K2-18b: Scientists discover planet with closest resemblance to Earth so far

Scientists in the UK have discovered a planet with the closest resemblance to Earth of any found so far.

While they don't know if there's life on it yet, they say it's potentially habitable - and it's just 110 light-years away.

The potentially habitable planet is eight times the mass of Earth. There's water and its temperatures could support life.

"We haven't found life yet, but it's the closest we have got so far," says University College London (UCL) scientist Dr Ingo Waldmann.

Its name is K2-18b, and while it was found by the Kepler telescope in 2015, its makeup has only just been discovered by scientists in London.

"It's a planet that has some characteristics similar to Earth that are not anywhere else in the universe," says UCL scientist Dr Angelos Tsiaras.

It's outside our solar system, in the constellation of Leo, and has scientists hot under the collar. Given the state of our current planet with polluted rivers and emissions pushing our climate to the brink, the question is being asked - could we all just relocate there?
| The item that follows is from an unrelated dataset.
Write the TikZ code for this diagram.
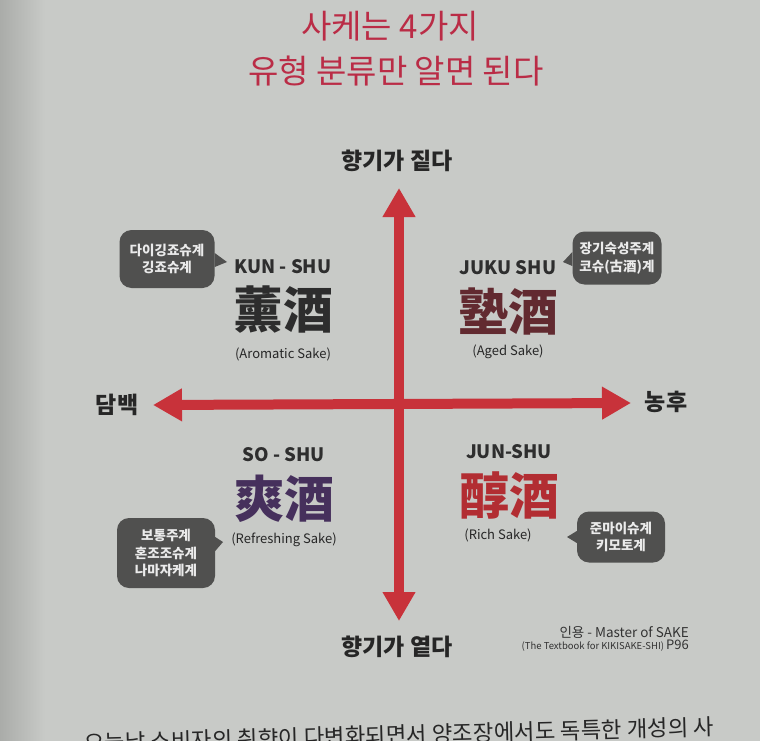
\documentclass[tikz,border=0pt]{standalone}
\usepackage{fontspec}
\setmainfont{Noto Sans CJK KR}
\usetikzlibrary{arrows.meta}
\definecolor{bg}{RGB}{200,202,199}
\definecolor{bgdark}{RGB}{170,172,169}
\definecolor{axisred}{RGB}{200,50,58}
\definecolor{titlered}{RGB}{186,44,70}
\definecolor{bubblegray}{RGB}{80,80,79}
\definecolor{kuncol}{RGB}{45,45,45}
\definecolor{jukucol}{RGB}{98,42,48}
\definecolor{socol}{RGB}{70,48,92}
\definecolor{juncol}{RGB}{178,45,50}
\begin{document}
\begin{tikzpicture}[x=1pt,y=-1pt,
  axis/.style={draw=axisred,line width=10pt,{Triangle[width=31pt,length=29pt]}-{Triangle[width=31pt,length=29pt]}},
  axislabel/.style={font=\bfseries\fontsize{23}{26}\selectfont,text=black!85},
  roman/.style={font=\bfseries\fontsize{18.5}{22}\selectfont,text=black!82},
  hanja/.style={font=\bfseries\fontsize{50}{52}\selectfont,inner sep=0pt},
  sake/.style={font=\fontsize{13}{15}\selectfont,text=black!85},
  bubble/.style={fill=bubblegray,rounded corners=12pt,text=white!92!black,align=center,
    font=\bfseries\fontsize{13.5}{17.5}\selectfont,inner sep=0pt}]
\useasboundingbox (0,0) rectangle (760,741);
\fill[bg] (0,0) rectangle (760,741);
\shade[left color=bgdark,right color=bg] (0,0) rectangle (45,741);
\node[titlered,font=\fontsize{33}{36}\selectfont] (title1) at (390,26) {사케는 4가지};
\node[titlered,font=\fontsize{33}{36}\selectfont] (title2) at (396,71) {유형 분류만 알면 된다};
\coordinate (north) at (399,188);
\coordinate (south) at (399,621);
\coordinate (west) at (153,405);
\coordinate (east) at (631,403);
\draw[axis] (west) -- (east);
\draw[axis] (south) -- (north);
\node[axislabel] (strong) at (397,161) {향기가 짙다};
\node[axislabel] (weak) at (397,647) {향기가 옅다};
\node[axislabel] (light) at (117,405) {담백};
\node[axislabel] (rich) at (666,402) {농후};
\node[roman] (kun) at (283,267) {KUN - SHU};
\node[hanja,kuncol] (kunhanja) at (283,310) {薰酒};
\node[sake] (kunsake) at (283,354) {(Aromatic Sake)};
\node[roman] (juku) at (508,268) {JUKU SHU};
\node[hanja,jukucol] (jukuhanja) at (508,311) {塾酒};
\node[sake] (jukusake) at (508,352) {(Aged Sake)};
\node[roman] (so) at (284,455) {SO - SHU};
\node[hanja,socol] (sohanja) at (284,499) {爽酒};
\node[sake] (sosake) at (284,540) {(Refreshing Sake)};
\node[roman] (jun) at (509,452) {JUN-SHU};
\node[hanja,juncol] (junhanja) at (509,495) {醇酒};
\node[sake] (junsake) at (498,535) {(Rich Sake)};
\node[bubble,minimum width=95pt,minimum height=58pt] (kunbox) at (167,259) {다이깅죠슈계\\깅죠슈계};
\coordinate (kuntip) at (227,262);
\fill[bubblegray] ([yshift=6pt]kunbox.east) -- (kuntip) -- ([yshift=-8pt]kunbox.east) -- cycle;
\node[bubble,minimum width=89pt,minimum height=53pt] (jukubox) at (617,258) {장기숙성주계\\코슈(古酒)계};
\coordinate (jukutip) at (563,262);
\fill[bubblegray] ([yshift=6pt]jukubox.west) -- (jukutip) -- ([yshift=-8pt]jukubox.west) -- cycle;
\node[bubble,minimum width=98pt,minimum height=70pt] (sobox) at (166,553) {보통주계\\혼조조슈계\\나마자케계};
\coordinate (sotip) at (223,542);
\fill[bubblegray] ([yshift=16pt]sobox.east) -- (sotip) -- ([yshift=2pt]sobox.east) -- cycle;
\node[bubble,minimum width=88pt,minimum height=51pt] (junbox) at (621,537) {준마이슈계\\키모토계};
\coordinate (juntip) at (567,537);
\fill[bubblegray] ([yshift=6pt]junbox.west) -- (juntip) -- ([yshift=-6pt]junbox.west) -- cycle;
\node[anchor=east,text=black!80,font=\fontsize{13.5}{15}\selectfont,inner sep=0pt] (source) at (689,632) {인용 - Master of SAKE};
\node[anchor=east,text=black!80,font=\fontsize{9.5}{11}\selectfont,inner sep=0pt] (book) at (689,646)
  {(The Textbook for KIKISAKE-SHI) {\fontsize{13}{15}\selectfont P96}};
\node[text=black!85,font=\fontsize{22.3}{25}\selectfont,rotate=1.5] (body) at (399,735)
  {오늘날 소비자의 취향이 다변화되면서 양조장에서도 독특한 개성의 사};
\end{tikzpicture}
\end{document}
"Absolutely not. We're talking about a planet and star that are about 100 light-years away,"  UCL scientist Professor Giovanna Tinetti replies.

That means to get there, you'd need to travel at the speed of light for 110 years.

It's hard not to be carried away - especially when there's new technology on the horizon.

"We are on the way in the next decade of finding biomarkers or signs of life," Dr Tsiaras says.

But it's life here on Earth they say needs the most attention.

"We should take care of our own planet now," Prof Tinetti says.

"'Make Earth Great Again' I think is the take away message," adds Dr Waldmann.

Because the paint's still not dry on the alternative.